Among the Burning Flowers
ISBN: 9781526685254
Description
Marosa Vetalda is a prisoner in her own home, controlled by her cold father, King Sigoso. Over the mountains, her betrothed, Aubrecht Lievelyn, rules Mentendon in all but name. Together, they intend to usher in a better world. A better world seems impossibly distant to Estina Melaugo, who hunts the Draconic beasts that have slept across the world for centuries. And now the great wyrm Fýredel is stirring, and Yscalin will be the first to fall.




Reviewed on 17th January 2026
This prequel to the first book in the series gives some extra background to how the situation at the start came about. This confusingly makes it chronologically the middle book of the series, but as far as I can tell they can be read in any order and still work.
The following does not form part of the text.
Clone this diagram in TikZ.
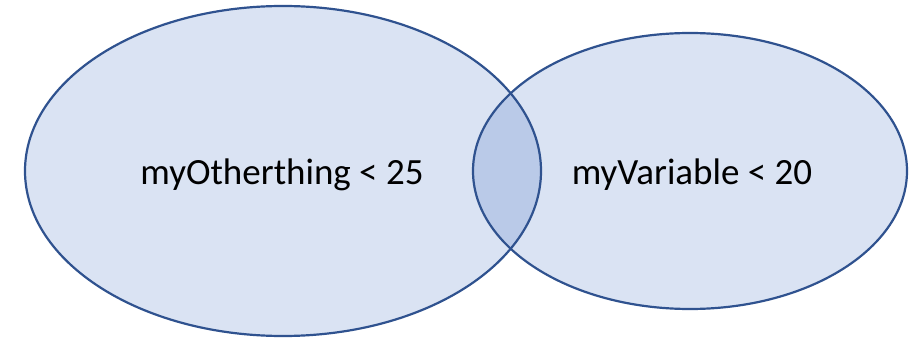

However my memory of the first book, after just two years, is too hazy to really understand all the context and how it fits in - whether there are overlapping characters or settings, or whether it's just serving to set the scene for the world.
As a standalone, I think it struggles a bit. Part of the beauty of the main books of the series is the depth and the detail and the amount of slow steady worldbuilding that can happen, and deep relationships that the reader can develop with the characters over the course of a thousand pages. This skips all that and feels shallow by comparison.
This book is split into two halves called Before and After. Which makes sense from the perspective of most of the plot. But one thread only appears in the Before half and isn't followed up on in the After, which felt very weird and like a forgotten or pointless bit of plot. Perhaps had I better memory of the original novel it would fit more comfortably, but as I read it came across as a mistake.
Ultimately I suppose I'm mostly disapointed that this wasn't a big main book in the series, and didn't deliver the level of enjoyment I was hoping for.